Having started in the middle of them, I have just read the first of the five volumes of Jaroslav Pelikan's The Christian Tradition: A History of the Development of Christian Doctrine, namely The Emergence of the Catholic Tradition (100-600). For a week or two, I will be able to distinguish Marcionites from Donatists from Nestorians.
It is a work of astonishing erudition, "based on the study of the primary sources in the original languages--Greek, Syriac, and Latin", though he had "of course, consulted the sources in translation as well." The secondary sources he lists are in English, French, German, (modern) Greek, Russian, and Swedish. One, I noticed, was by the future pope Joseph Ratzinger, on "the noninstitutional aspects of Augustine's ecclesiology."

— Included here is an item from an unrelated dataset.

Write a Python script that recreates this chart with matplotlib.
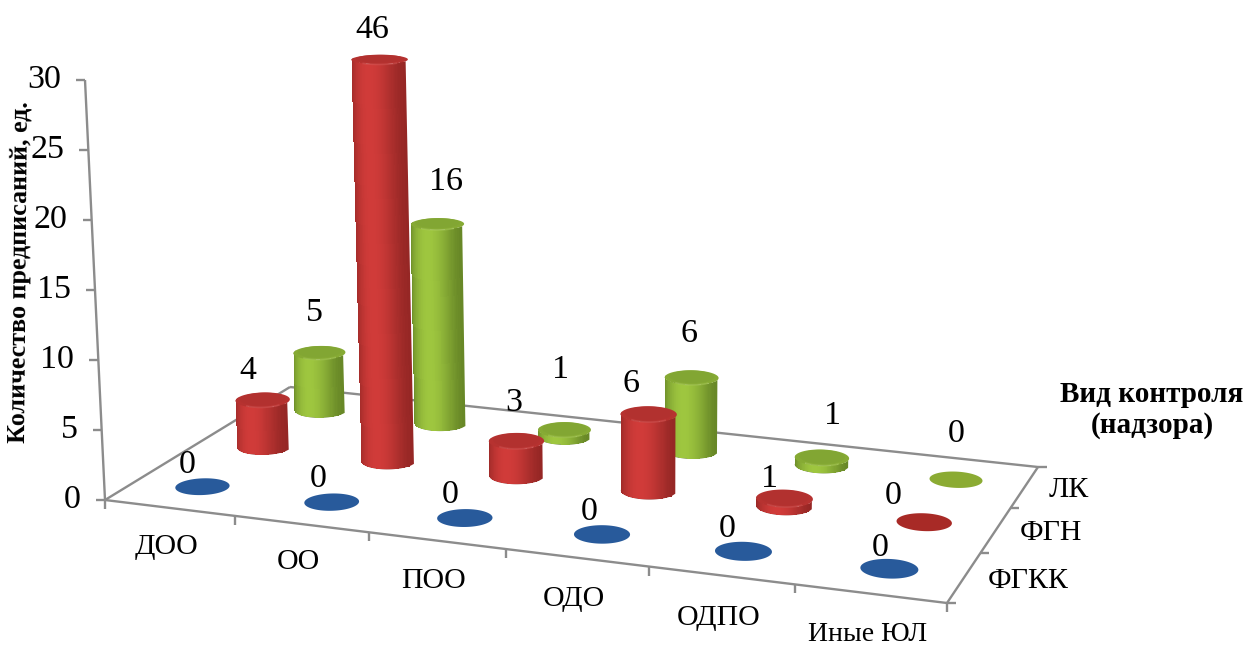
import numpy as np
import matplotlib
matplotlib.use("Agg")
import matplotlib.pyplot as plt
from matplotlib.colors import LinearSegmentedColormap, to_rgb
from matplotlib.patches import Polygon

categories = ["ДОО", "ОО", "ПОО", "ОДО", "ОДПО", "Иные ЮЛ"]
series_names = ["ФГКК", "ФГН", "ЛК"]
fgkk = [0, 0, 0, 0, 0, 0]
fgn = [4, 46, 3, 6, 1, 0]
lk = [5, 16, 1, 6, 1, 0]
y_ticks = [0, 5, 10, 15, 20, 25, 30]

plt.rcParams["font.family"] = ["Liberation Serif", "DejaVu Serif"]

# floor corners, top of the value axis and vertical vanishing line, in pixels
src = [(0, 0), (6, 0), (6, 3), (0, 3)]
dst = [(105, 500), (947, 603), (1038, 467), (290, 387)]
AXIS_TOP_Y = 80
Y_MAX = 30
VP_X = 650
VP_DIST = 11445
BAR_LIMIT = 30
CAP_INSET = 0.45
RADIUS = 0.19
BODY_RADIUS = 0.198

A = []
b = []
for (u, v), (x, y) in zip(src, dst):
    A.append([u, v, 1, 0, 0, 0, -u * x, -v * x])
    b.append(x)
    A.append([0, 0, 0, u, v, 1, -u * y, -v * y])
    b.append(y)
H = np.append(np.linalg.solve(np.array(A, float), np.array(b, float)), 1).reshape(3, 3)
ZY = (AXIS_TOP_Y - dst[0][1]) / Y_MAX


def project(u, v, z=0):
    w = H[2, 0] * u + H[2, 1] * v + H[2, 2]
    x = (H[0, 0] * u + H[0, 1] * v + H[0, 2]) / w
    y = (H[1, 0] * u + H[1, 1] * v + H[1, 2]) / w
    rise = ZY * z / w
    return x - (x - VP_X) * rise / VP_DIST, y + rise


def mix(c1, c2, t):
    c1 = np.array(to_rgb(c1))
    c2 = np.array(to_rgb(c2))
    return tuple(c1 + (c2 - c1) * t)


def bar_height(value):
    return min(value - CAP_INSET, BAR_LIMIT)


def draw_cylinder(ax, u, v, value, dark, light, flat, z):
    angles = np.linspace(0, 2 * np.pi, 181)
    if value == 0:
        bx, by = project(u + RADIUS * np.cos(angles), v + RADIUS * np.sin(angles), 0)
        ax.add_patch(Polygon(np.c_[bx, by], fc=flat, ec="none", zorder=z))
        return
    r = BODY_RADIUS
    height = bar_height(value)
    tx, ty = project(u + r * np.cos(angles), v + r * np.sin(angles), height)
    cx, cy = project(u, v, height)
    # smooth silhouette of the side first, the strips stay just inside it
    whole = np.linspace(-1, 1, 61)
    wu = u + r * whole
    wv = v - r * np.sqrt(1 - whole ** 2)
    ox, oy = project(wu, wv, 0)
    px, py = project(wu, wv, height)
    ax.add_patch(Polygon(np.r_[np.c_[ox, oy], np.c_[px, py][::-1]], fc=dark, ec="none", zorder=z))
    across = np.linspace(-0.96, 0.96, 61)
    su = u + r * across
    sv = v - r * np.sqrt(1 - across ** 2) * 0.97
    bx, by = project(su, sv, 0)
    ux, uy = project(su, sv, height)
    middle = 0.5 * (across[:-1] + across[1:])
    tone = ((1 - middle ** 2) ** 1.3).reshape(1, -1)
    cmap = LinearSegmentedColormap.from_list("side", [dark, light])
    ax.pcolormesh(np.vstack([bx, ux]), np.vstack([by, uy]), tone, shading="flat", cmap=cmap,
                  vmin=0, vmax=1, antialiased=False, zorder=z + 0.05)
    # top cap with a soft highlight along its front edge
    ax.add_patch(Polygon(np.c_[tx, ty], fc=mix(dark, light, 0.55), ec="none", zorder=z + 0.1))
    ix, iy = project(u + r * 0.84 * np.cos(angles), v + r * 0.84 * np.sin(angles), height)
    ax.add_patch(Polygon(np.c_[ix, iy - 1], fc=mix(dark, light, 0.48), ec="none", zorder=z + 0.2))
    rim = (iy > cy) & (np.abs(ix - cx) < 0.3 * (tx.max() - tx.min()))
    order = np.argsort(ix[rim])
    ax.plot(ix[rim][order], iy[rim][order] + 1, color=mix(light, "white", 0.2), lw=1.2, alpha=0.4, zorder=z + 0.3)


fig = plt.figure(figsize=(12.47, 6.46), dpi=100)
ax = fig.add_axes([0, 0, 1, 1])
ax.set_xlim(0, 1247)
ax.set_ylim(646, 0)
ax.axis("off")

GREY = "#8c8c8c"


def line(p, q, lw=1.7):
    ax.plot([p[0], q[0]], [p[1], q[1]], color=GREY, lw=lw, solid_capstyle="butt", zorder=1)


# floor outline and value axis
line(project(0, 0), project(6, 0))
line(project(6, 0), project(6, 3))
line(project(0, 0), project(0, 3))
line(project(0, 3), project(6, 3))
line(project(0, 0), project(0, 0, Y_MAX))

for t in y_ticks:
    x, y = project(0, 0, t)
    line((x - 9, y), (x, y))
    ax.text(x - 24, y, str(t), ha="right", va="center", fontsize=24.5, zorder=100)

for i in range(len(categories) + 1):
    x, y = project(i, 0)
    line((x, y), (x, y + 9))
for i in range(len(series_names) + 1):
    x, y = project(6, i)
    line((x, y), (x + 9, y))

cat_dy = [39, 38, 40, 41, 43, 41]
cat_size = [21.5, 21.5, 21.5, 21.5, 21.5, 20]
for i, name in enumerate(categories):
    x, y = project(i + 0.5, 0)
    ax.text(x - 3, y + cat_dy[i], name, ha="center", va="center", fontsize=cat_size[i], zorder=100)
for i, name in enumerate(series_names):
    x, y = project(6, i + 0.5)
    ax.text(x + 24, y + 3, name, ha="left", va="center", fontsize=21.5, zorder=100)

styles = [
    ("#1f4f8c", "#2f66ad", "#285a9b"),
    ("#962725", "#d03b39", "#a82a26"),
    ("#688827", "#9ec63f", "#8bab33"),
]
all_values = [fgkk, fgn, lk]
label_dx = [
    [-15, -14, -15, -13, -16, -9],
    [-15, -7, -3, -18, -15, -31],
    [-5, 8, -4, -3, 11, 0],
]
label_dy = [
    [-22, -23, -23, -23, -22, -21],
    [-29, -30, -38, -30, -20, -26],
    [-40, -42, -60, -44, -42, -46],
]

# painted back to front
z = 2
for s in [2, 1, 0]:
    for i in range(len(categories)):
        draw_cylinder(ax, i + 0.5, s + 0.5, all_values[s][i], *styles[s], z)
        z += 1

for s in [2, 1, 0]:
    for i in range(len(categories)):
        value = all_values[s][i]
        height = bar_height(value) if value > 0 else 0
        x, y = project(i + 0.5, s + 0.5, height)
        ax.text(x + label_dx[s][i], y + label_dy[s][i], str(value), ha="center", va="center",
                fontsize=24.5, zorder=100)

ax.text(20, 272, "Количество предписаний, ед.", rotation=89.5, ha="center", va="center",
        fontsize=18.7, fontweight="bold", zorder=100)
ax.text(1152, 410, "Вид контроля\n(надзора)", ha="center", va="center", fontsize=21,
        fontweight="bold", linespacing=1.15, zorder=100)

fig.savefig("out.png", dpi=100)
plt.close(fig)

The erudition apart, Pelikan offers a readable account of his subject, the development of Christian doctrine, "what the church believes, teaches, and confesses." I imagine that he was correct in writing in the preface that "By using the index and by working his way through the narrative, even someone who knows no church history and no theology should be able to follow the plot and watch its movement." My own knowledge of church history and theology was not wholly lacking, but measured against this book it was and is exiguous.
At some point, I will need to go back and reread this volume. That will wait on many things, and perhaps on the fourth and fifth volumes.